What is being asked. Begin with the first line of the material and write out each line exactly, ending with the line that contains "plt.rcParams['font.family'] = ['Liberation". Pictures are not part of the copy.

Excerpt from a dataset:
■ ■ ■ ■ ■
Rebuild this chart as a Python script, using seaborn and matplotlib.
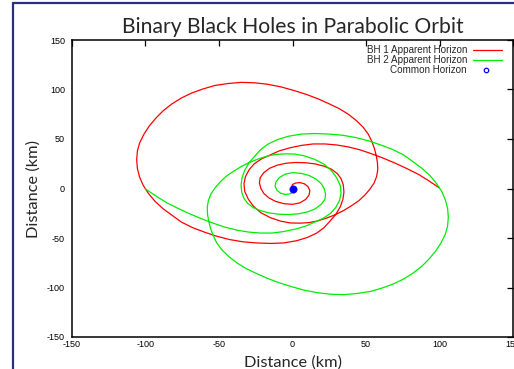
import matplotlib
matplotlib.use("Agg")
import matplotlib.pyplot as plt
import seaborn as sns
from matplotlib.lines import Line2D

sns.set_theme(style="white")
plt.rcParams['font.family'] = ['Liberation Sans', 'DejaVu Sans']

# ---- data (km) ----
bh1_x = [100, 93, 86, 78, 70, 62, 54, 46, 38, 30, 22, 14, 6, -2, -9, -15, -21, -26, -29.5, -32,
         -33, -32.5, -30, -26.5, -21.5, -15, -8, -1.5, 5, 11, 17, 23, 29, 34.5, 40, 45, 49,
         52.5, 55.5, 57.2, 58, 57.8, 57, 55.8, 54, 51.5, 48, 43.5, 38, 32, 25, 17.5, 9.5, 1,
         -8, -17, -26, -35, -44, -53, -61, -68.5, -75.5, -82, -88, -93, -97.5, -101, -104,
         -105.5, -106, -105.5, -104, -101.5, -98, -93.5, -88, -82, -75.5, -68, -60, -52, -43,
         -34, -24.5, -15, -6, 3, 10, 16.5, 21.5, 25.5, 29.5, 32.5, 34.3, 35, 34.5, 33, 30.5,
         26.5, 21.5, 15.5, 9, 2, -4.5, -10.5, -15.5, -19.5, -22, -22.5, -21.5, -19.5, -16,
         -11.5, -6, 0, 5, 9, 11.3, 11.8, 10.5, 8, 5, 2, 0, -0.5, 0]
bh1_y = [0.5, 7.5, 14, 20, 25.5, 30.5, 35, 39, 42, 44, 45, 45, 43.5, 41, 38, 34, 30, 25, 19, 12,
         5, -3, -11, -18, -24.5, -29.5, -33, -34.8, -35, -34.5, -32.8, -30, -26.5, -22.5, -17.5,
         -12.5, -7, -1, 5.5, 12, 19, 26, 33, 40, 47.5, 55, 62, 68.5, 75, 80.5, 85.5, 90.5,
         95, 99, 102.7, 105.3, 106.8, 107.2, 106, 104, 100.5, 96.5, 91.5, 85.5, 78.5, 71, 63,
         55, 46, 38, 29, 20, 11.5, 3, -5, -13, -20.5, -27, -34, -39.5, -44, -48, -51.5, -53.8,
         -55, -55.5, -55, -52.7, -49.5, -45, -39.5, -33, -26, -18.5, -11, -3.5, 4, 10, 15,
         19.5, 22.5, 24.8, 26, 26.3, 25.5, 23.5, 20.5, 16, 11, 5.5, 0, -5, -9.5, -13, -15.3,
         -16, -14.5, -11, -6.5, -2, 2, 4.8, 6, 5.5, 4, 2, 0]
bh2_x = [-100, -93, -86, -78, -70, -62, -54, -46, -38, -30, -22, -14, -6, 2, 9, 15, 21, 26, 29.5, 32,
         33, 32.5, 30, 26.5, 21.5, 15, 8, 1.5, -5, -11, -17, -23, -29, -34.5, -40, -45, -49,
         -52.5, -55.5, -57.2, -58, -57.8, -57, -55.8, -54, -51.5, -48, -43.5, -38, -32, -25, -17.5,
         -9.5, -1, 8, 17, 26, 35, 44, 53, 61, 68.5, 75.5, 82, 88, 93, 97.5, 101, 104,
         105.5, 106, 105.5, 104, 101.5, 98, 93.5, 88, 82, 75.5, 68, 60, 52, 43,
         34, 24.5, 15, 6, -3, -10, -16.5, -21.5, -25.5, -29.5, -32.5, -34.3, -35, -34.5, -33,
         -30.5, -26.5, -21.5, -15.5, -9, -2, 4.5, 10.5, 15.5, 19.5, 22, 22.5, 21.5, 19.5, 16,
         11.5, 6, 0, -5, -9, -11.3, -11.8, -10.5, -8, -5, -2, 0, 0.5, 0]
bh2_y = [-0.5, -7.5, -14, -20, -25.5, -30.5, -35, -39, -42, -44, -45, -45, -43.5, -41, -38, -34,
         -30, -25, -19, -12, -5, 3, 11, 18, 24.5, 29.5, 33, 34.8, 35, 34.5, 32.8, 30, 26.5,
         22.5, 17.5, 12.5, 7, 1, -5.5, -12, -19, -26, -33, -40, -47.5, -55, -62, -68.5, -75,
         -80.5, -85.5, -90.5, -95, -99, -102.7, -105.3, -106.8, -107.2, -106, -104, -100.5,
         -96.5, -91.5, -85.5, -78.5, -71, -63, -55, -46, -38, -29, -20, -11.5, -3, 5, 13, 20.5, 27,
         34, 39.5, 44, 48, 51.5, 53.8, 55, 55.5, 55, 52.7, 49.5, 45, 39.5, 33, 26, 18.5, 11,
         3.5, -4, -10, -15, -19.5, -22.5, -24.8, -26, -26.3, -25.5, -23.5, -20.5, -16, -11,
         -5.5, 0, 5, 9.5, 13, 15.3, 16, 14.5, 11, 6.5, 2, -2, -4.8, -6, -5.5, -4, -2, 0]
common_x = [0.0]
common_y = [0.0]

labels = ["BH 1 Apparent Horizon", "BH 2 Apparent Horizon", "Common Horizon"]
ticks = [-150, -100, -50, 0, 50, 100, 150]

W, H = 514, 369
fig = plt.figure(figsize=(W / 100, H / 100), dpi=100)
ax = fig.add_axes([72 / W, 1 - 337 / H, (513 - 72) / W, (337 - 40) / H])

sns.lineplot(x=bh1_x, y=bh1_y, sort=False, estimator=None, color="#ff0000", lw=0.9, ax=ax)
sns.lineplot(x=bh2_x, y=bh2_y, sort=False, estimator=None, color="#00ee00", lw=0.9, ax=ax)
sns.scatterplot(x=common_x, y=common_y, color="#0000ff", s=28, edgecolor="#0000ff", ax=ax, zorder=5)

ax.set_xlim(-150, 150)
ax.set_ylim(-150, 150)
ax.set_xticks(ticks)
ax.set_yticks(ticks)
ax.set_xticklabels([str(t) for t in ticks])
ax.set_yticklabels([str(t) for t in ticks])
ax.tick_params(direction="in", length=4, width=0.9, top=True, right=True,
               labelsize=6.5, colors="black", pad=2)
ax.tick_params(axis="y", pad=5)
for sp in ax.spines.values():
    sp.set_color("black")
    sp.set_linewidth(1.1)

ax.set_xlabel("Distance (km)", family=["Lato", "DejaVu Sans"], fontsize=11.8, labelpad=4.5)
ax.set_ylabel("Distance (km)", family=["Lato", "DejaVu Sans"], fontsize=11.8, labelpad=4.5)
fig.text(293 / W, 1 - 33 / H, "Binary Black Holes in Parabolic Orbit",
         family=["Lato", "DejaVu Sans"], fontsize=15.2, ha="center", va="baseline")

# legend (text right-aligned, sample to the right)
cols = ["#ff0000", "#00ee00"]
rows_y = [50, 60, 70]
for i, lab in enumerate(labels):
    yf = 1 - rows_y[i] / H
    fig.text(467 / W, yf, lab, fontsize=7.1, ha="right", va="center")
    if i < 2:
        fig.add_artist(Line2D([473 / W, 502 / W], [yf, yf], color=cols[i], lw=0.9))
    else:
        fig.add_artist(Line2D([486 / W], [yf], marker="o", ms=3.2, mfc="none",
                              mec="#0000ff", mew=0.9, color="#0000ff"))

# outer navy frame (cropped)
navy = "#2b2f80"
fig.add_artist(Line2D([13 / W, 13 / W], [0, 1 - 3 / H], color=navy, lw=1.6))
fig.add_artist(Line2D([13 / W, 1], [1 - 3 / H, 1 - 3 / H], color=navy, lw=1.6))

fig.savefig("out.png", dpi=100)
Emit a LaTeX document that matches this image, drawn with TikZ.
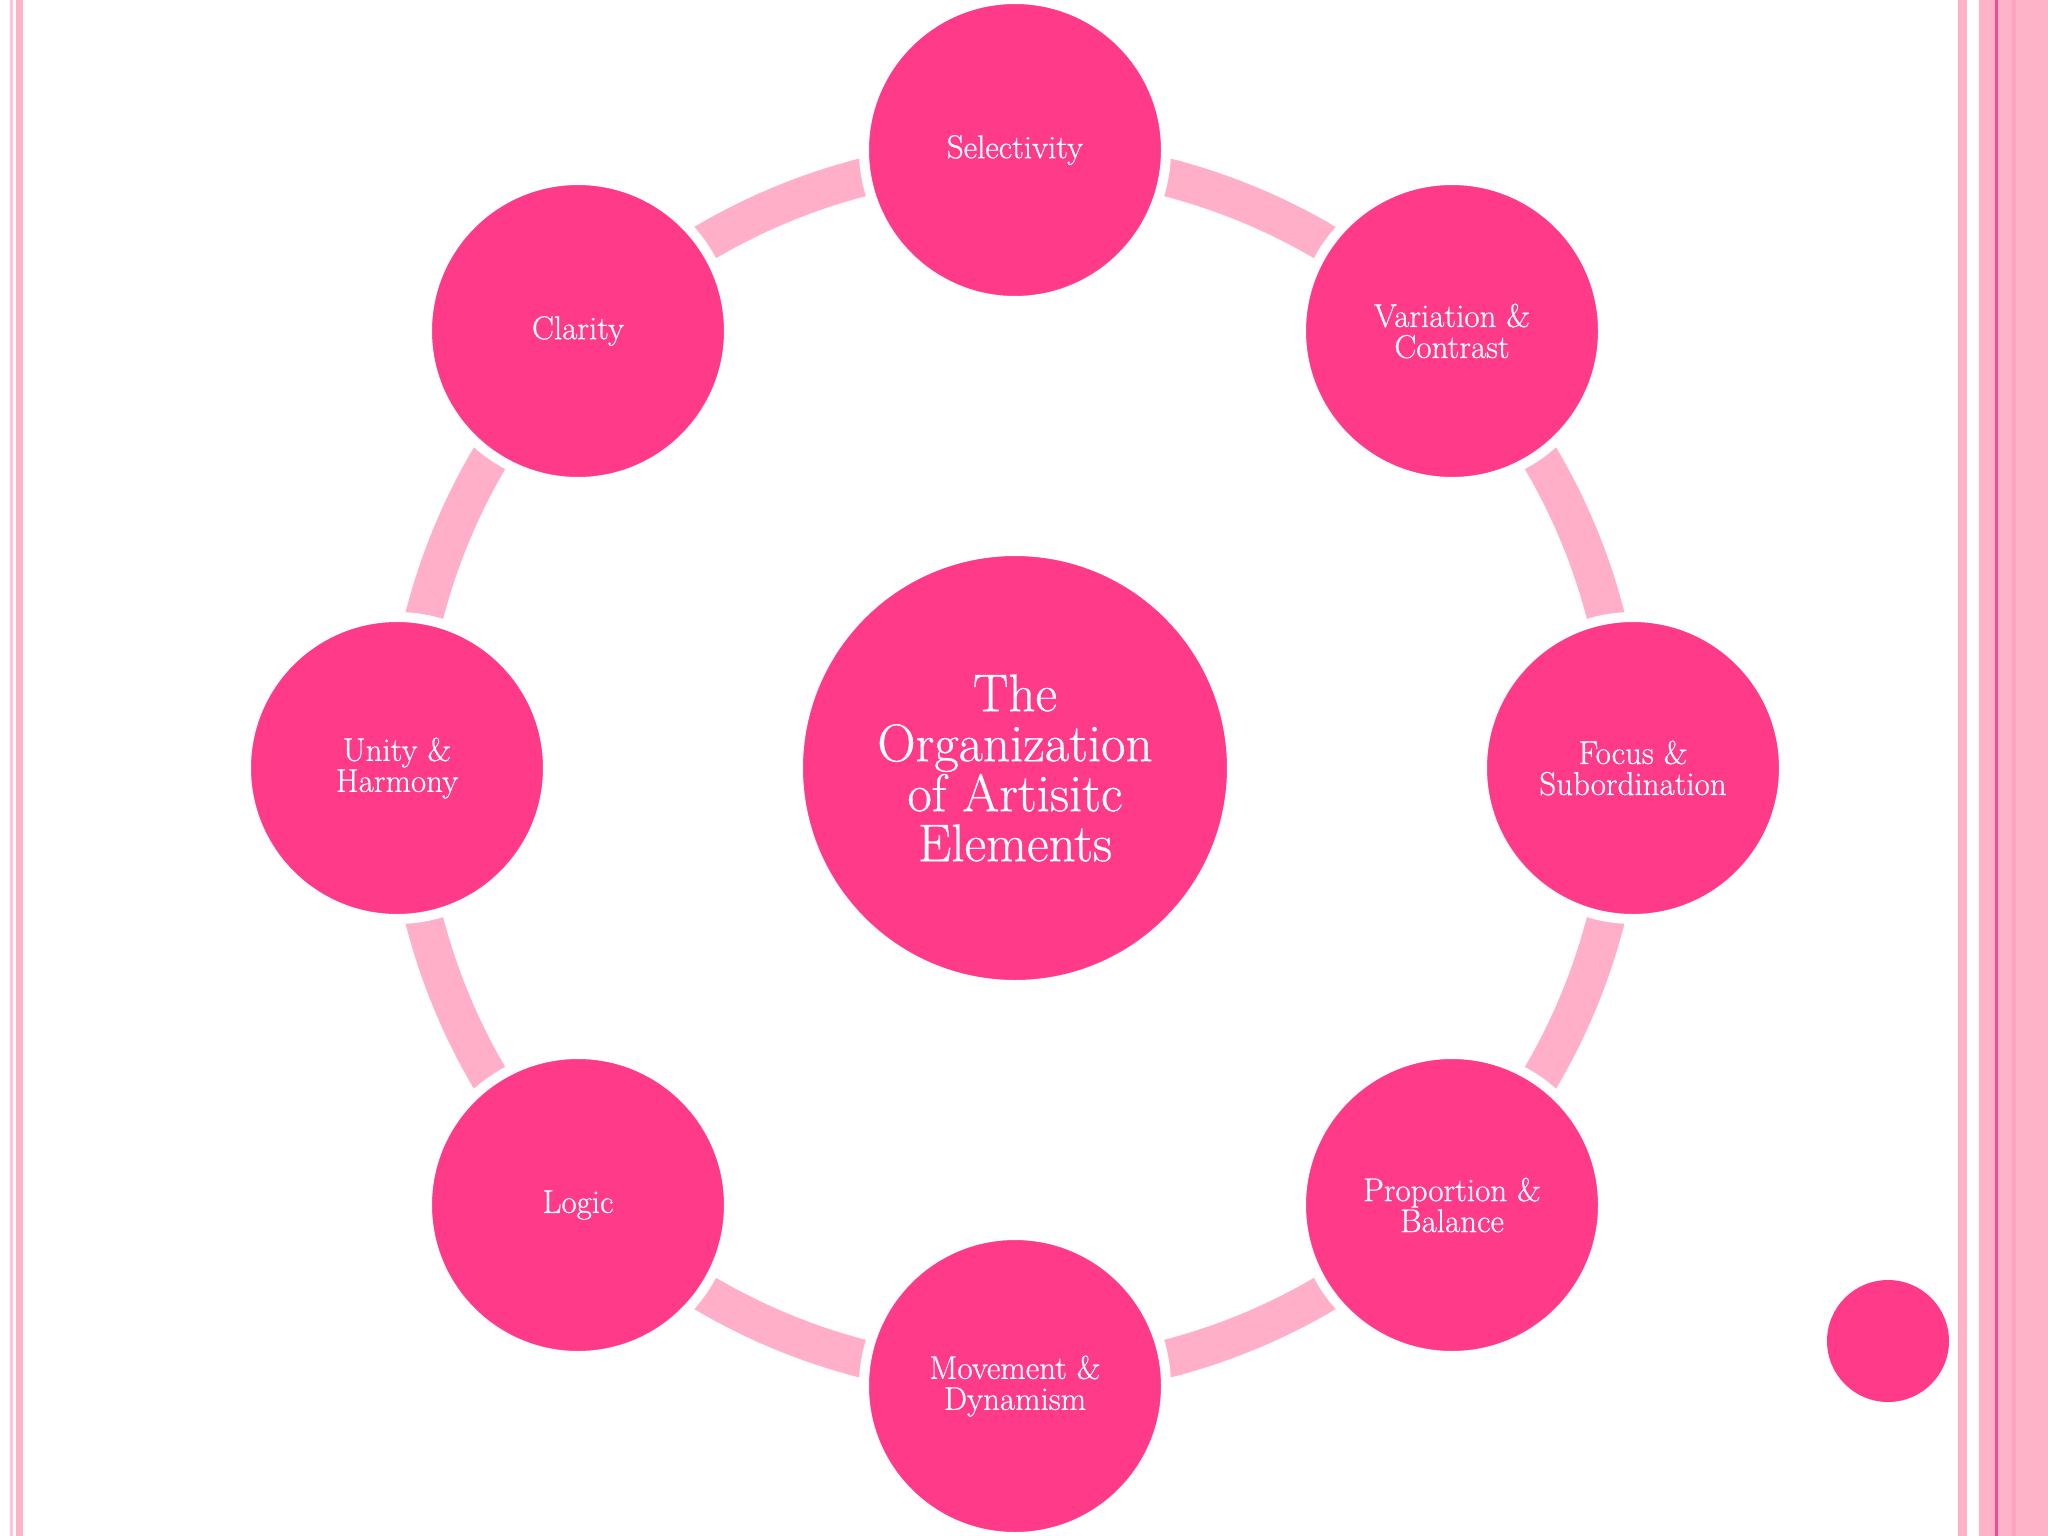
\documentclass[tikz,border=0pt]{standalone}
\usepackage{fontspec}
\setmainfont{Latin Modern Roman}[FakeBold=0.6]
\usetikzlibrary{backgrounds,calc}
\definecolor{hot}{HTML}{FF3A88}
\definecolor{ringpink}{HTML}{FFB0C8}
\definecolor{stripe}{HTML}{FFB3C9}
\definecolor{stripelite}{HTML}{FFC4D6}
\definecolor{stripedark}{HTML}{F04C94}
\definecolor{stripemid}{HTML}{FFA3BF}
\begin{document}
\begin{tikzpicture}[x=1pt,y=-1pt,
  item/.style={circle, fill=hot, draw=white, line width=10pt, minimum size=302pt, inner sep=0pt,
    text=white, align=center, font=\fontsize{33}{31}\selectfont},
  hub/.style={item, minimum size=434pt, font=\fontsize{53}{50}\selectfont},
  dot/.style={circle, fill=hot, minimum size=122pt, inner sep=0pt},
  link/.style={draw=ringpink, line width=38pt}]
\useasboundingbox (0,0) rectangle (2048,1536);
% nodes
\node[hub] (hub) at (1015,768) {The\\Organization\\of Artisitc\\Elements};
\node[item] (sel) at (1015,150) {Selectivity};
\node[item] (var) at (1452,331) {Variation \&\\Contrast};
\node[item] (foc) at (1633,768) {Focus \&\\Subordination};
\node[item] (pro) at (1452,1205) {Proportion \&\\Balance};
\node[item] (mov) at (1015,1386) {Movement \&\\Dynamism};
\node[item] (log) at (578,1205) {Logic};
\node[item] (uni) at (397,768) {Unity \&\\Harmony};
\node[item] (cla) at (578,331) {Clarity};
\node[dot] (small) at (1888,1341) {};
\begin{scope}[on background layer]
\fill[white] (0,0) rectangle (2048,1536);
% border stripes
\fill[stripelite] (10,0) rectangle (13,1536);
\fill[stripe] (16,0) rectangle (23,1536);
\fill[stripe] (1958,0) rectangle (1967,1536);
\fill[stripe] (1979,0) rectangle (2048,1536);
\fill[stripedark] (1995,0) rectangle (1998,1536);
\fill[stripemid] (2012,0) rectangle (2016,1536);
% ring connectors (radius 610 about the hub, running between neighbouring circles)
\def\rr{610}
\draw[link] ($(hub)!\rr/618!(sel)$) arc[start angle=-90, end angle=-45, radius=\rr];
\draw[link] ($(hub)!\rr/618!(var)$) arc[start angle=-45, end angle=0, radius=\rr];
\draw[link] ($(hub)!\rr/618!(foc)$) arc[start angle=0, end angle=45, radius=\rr];
\draw[link] ($(hub)!\rr/618!(pro)$) arc[start angle=45, end angle=90, radius=\rr];
\draw[link] ($(hub)!\rr/618!(mov)$) arc[start angle=90, end angle=135, radius=\rr];
\draw[link] ($(hub)!\rr/618!(log)$) arc[start angle=135, end angle=180, radius=\rr];
\draw[link] ($(hub)!\rr/618!(uni)$) arc[start angle=180, end angle=225, radius=\rr];
\draw[link] ($(hub)!\rr/618!(cla)$) arc[start angle=225, end angle=270, radius=\rr];
\end{scope}
\end{tikzpicture}
\end{document}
■ ■ ■ ■ ■
Task response.
Rebuild this chart as a Python script, using seaborn and matplotlib.
import matplotlib
matplotlib.use("Agg")
import matplotlib.pyplot as plt
import seaborn as sns
from matplotlib.lines import Line2D

sns.set_theme(style="white")
plt.rcParams['font.family'] = ['Liberation Sans', 'DejaVu Sans']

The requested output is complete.